Scotiabank has reached an agreement to acquire Banco Dominicano del Progreso, a bank with operations in the Dominican Republic.

Scotiabank’s common equity tier one capital ratio will be impacted by approximately 10 basis points. The transaction is not financially material to Scotiabank.

This move reinforces the Bank’s commitment to gain greater scale in economically stable markets with strong growth prospects and should help boost profitability even further over the long term.

Once the transaction closes, Scotiabank will be the Dominican Republic’s fourth largest full-service bank as measured by assets, and fourth-largest loans provider, with 10% of the market.
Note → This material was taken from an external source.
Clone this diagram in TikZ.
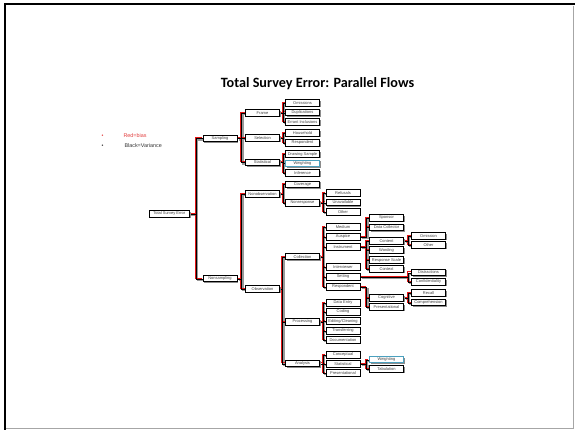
\documentclass[tikz,border=0pt]{standalone}
\usepackage{fontspec}
\setmainfont{Liberation Sans}
\newfontfamily\titlefont{Carlito}
\usetikzlibrary{shadows}
\definecolor{biasred}{RGB}{228,20,20}
\definecolor{legred}{RGB}{225,60,60}
\definecolor{wblue}{RGB}{75,160,190}
\pgfdeclarelayer{bg}
\pgfsetlayers{bg,main}
\begin{document}
\begin{tikzpicture}[x=1pt,y=-1pt,
  box/.style={draw=black, line width=0.8pt, fill=white, minimum width=34pt, minimum height=6.5pt,
    inner sep=0pt, font=\fontsize{4}{4}\selectfont, text=black!75,
    general shadow={fill=black!45, shadow xshift=1.2pt, shadow yshift=-1.2pt}},
  wbox/.style={box, draw=wblue, line width=1pt},
  shadowline/.style={draw=black!40, line width=1.4pt},
  redline/.style={draw=biasred, line width=0.8pt},
  blackline/.style={draw=black, line width=0.8pt},
  frameline/.style={line width=2pt},
  legend/.style={anchor=base west, inner sep=0pt, font=\fontsize{5.4}{5.4}\selectfont}
]
\useasboundingbox (0,0) rectangle (575,430);
\draw[black!35, line width=1pt] (573.5,6) -- (573.5,428.5) -- (5,428.5);
\draw[frameline] (5,430) -- (5,4) -- (575,4);

\node[anchor=base, inner sep=0pt, font=\titlefont\bfseries\fontsize{14.2}{14.2}\selectfont] (title) at (317.5,87.5) {Total Survey Error: Parallel Flows};

\node[legend, text=legred] (b1) at (101.5,138) {•};
\node[legend, text=legred] (l1) at (123.3,138) {Red=bias};
\node[legend, text=black!80] (b2) at (101.5,147.6) {•};
\node[legend, text=black!80] (l2) at (124.3,147.6) {Black=Variance};

% column 0/1/2
\node[box, minimum width=40pt] (TSE) at (169.3,213.7) {Total Survey Error};
\node[box] (Samp) at (220,138.2) {Sampling};
\node[box] (Nons) at (220,278.6) {Nonsampling};
\node[box] (Frame) at (262.5,113) {Frame};
\node[box] (Sel) at (262.5,138) {Selection};
\node[box] (Stat1) at (262.5,162.2) {Statistical};
\node[box] (Nonobs) at (262.5,193.7) {Nonobservation};
\node[box] (Obs) at (262.5,289) {Observation};
% column 3
\node[box] (Omis) at (302.5,103) {Omissions};
\node[box] (Dup) at (302.5,112.5) {Duplications};
\node[box] (Err) at (302.5,121.7) {Errant Inclusions};
\node[box] (House) at (302.5,133) {Household};
\node[box] (Resp1) at (302.5,142.7) {Respondent};
\node[box] (DrawS) at (302.5,154) {Drawing Sample};
\node[wbox] (Weight1) at (302.5,163.3) {Weighting};
\node[box] (Infer) at (302.5,172.7) {Inference};
\node[box] (Cov) at (302.5,184.2) {Coverage};
\node[box] (Nonresp) at (302.5,202.7) {Nonresponse};
\node[box] (Coll) at (302.5,256.6) {Collection};
\node[box] (Proc) at (302.5,321.7) {Processing};
\node[box] (Anal) at (302.5,363.3) {Analysis};
% column 4
\node[box] (Ref) at (343,193) {Refusals};
\node[box] (Unav) at (343,202.5) {Unavailable};
\node[box] (Oth1) at (343,212) {Other};
\node[box] (Med) at (343,227) {Medium};
\node[box] (Ausp) at (343,236.7) {Auspice};
\node[box] (Instr) at (343,246.7) {Instrument};
\node[box] (Intv) at (343,266.7) {Interviewer};
\node[box] (Sett) at (343,276.7) {Setting};
\node[box] (Resp2) at (343,286.7) {Respondent};
\node[box] (DE) at (343,302.7) {Data Entry};
\node[box] (Cod) at (343,311.7) {Coding};
\node[box] (Edit) at (343,321) {Editing/Cleaning};
\node[box] (Trans) at (343,330.7) {Transferring};
\node[box] (Doc) at (343,340) {Documentation};
\node[box] (Conc) at (343,354.7) {Conceptual};
\node[box] (Stat2) at (343,364) {Statistical};
\node[box] (Pres2) at (343,373) {Presentational};
% column 5
\node[box] (Spon) at (386.5,217.7) {Sponsor};
\node[box] (DC) at (386.5,227.3) {Data Collector};
\node[box] (Cont) at (386.5,240.8) {Content};
\node[box] (Word) at (386.5,250) {Wording};
\node[box] (RS) at (386.5,260) {Response Scale};
\node[box] (Ctx) at (386.5,269) {Context};
\node[box] (Cog) at (386.5,297.7) {Cognitive};
\node[box] (Pres1) at (386.5,306.8) {Presentational};
\node[wbox] (Weight2) at (386.5,359.7) {Weighting};
\node[box] (Tab) at (386.5,368.7) {Tabulation};
% column 6
\node[box] (Omn) at (428.5,235.7) {Omission};
\node[box] (Oth2) at (428.5,245) {Other};
\node[box] (Dist) at (428.5,272.3) {Distractions};
\node[box] (Conf) at (428.5,281.7) {Confidentiality};
\node[box] (Rec) at (428.5,293) {Recall};
\node[box] (Comp) at (428.5,302.5) {Comprehension};

\def\links{TSE/Samp/7, TSE/Nons/7,
  Samp/Frame/4, Samp/Sel/4, Samp/Stat1/4,
  Nons/Nonobs/4, Nons/Obs/4,
  Frame/Omis/2.5, Frame/Dup/2.5, Frame/Err/2.5,
  Sel/House/2.5, Sel/Resp1/2.5,
  Stat1/DrawS/2.5, Stat1/Weight1/2.5, Stat1/Infer/2.5,
  Nonobs/Cov/2.5, Nonobs/Nonresp/2.5,
  Obs/Coll/3, Obs/Proc/3, Obs/Anal/3,
  Nonresp/Ref/3, Nonresp/Unav/3, Nonresp/Oth1/3,
  Coll/Med/3, Coll/Ausp/3, Coll/Instr/3, Coll/Intv/3, Coll/Sett/3, Coll/Resp2/3,
  Proc/DE/3, Proc/Cod/3, Proc/Edit/3, Proc/Trans/3, Proc/Doc/3,
  Anal/Conc/3, Anal/Stat2/3, Anal/Pres2/3,
  Ausp/Spon/3, Ausp/DC/3,
  Instr/Cont/3, Instr/Word/3, Instr/RS/3, Instr/Ctx/3,
  Resp2/Cog/3, Resp2/Pres1/3,
  Stat2/Weight2/3, Stat2/Tab/3,
  Cont/Omn/3.3, Cont/Oth2/3.3,
  Sett/Dist/3.3, Sett/Conf/3.3,
  Cog/Rec/3.3, Cog/Comp/3.3}

\begin{pgfonlayer}{bg}
\foreach \p/\c/\d in \links {
  \draw[shadowline] ([shift={(1.7,1.7)}]\p.east) -| ([shift={(1.7-\d,1.7)}]\c.west) -- ([shift={(1.7,1.7)}]\c.west);
}
\foreach \p/\c/\d in \links {
  \draw[redline] ([shift={(-0.6,-0.6)}]\p.east) -| ([shift={(-0.6-\d,-0.6)}]\c.west) -- ([shift={(-0.6,-0.6)}]\c.west);
}
\foreach \p/\c/\d in \links {
  \draw[blackline] ([shift={(0.6,0.6)}]\p.east) -| ([shift={(0.6-\d,0.6)}]\c.west) -- ([shift={(0.6,0.6)}]\c.west);
}
\end{pgfonlayer}
\end{tikzpicture}
\end{document}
Overall, its customer base will double in size from approximately 250,000 to 500,000.

The Dominican Republic, with a population of over 10 million people, has had the fastest growing economy in Latin America for the last several years and is a priority market for Scotiabank in the Caribbean region.

Currently, Banco Dominicano del Progreso’s operations in the country include 57 branches, 188 ABMs and 367 banking sub-agents that serve more than 250,000 retail and commercial customers.

Until regulatory approval is obtained and the transaction closes, all operations, branches and products will continue to operate as usual. Scotiabank and Banco Dominicano del Progreso will work together to ensure “a smooth transition” for both employees and customers.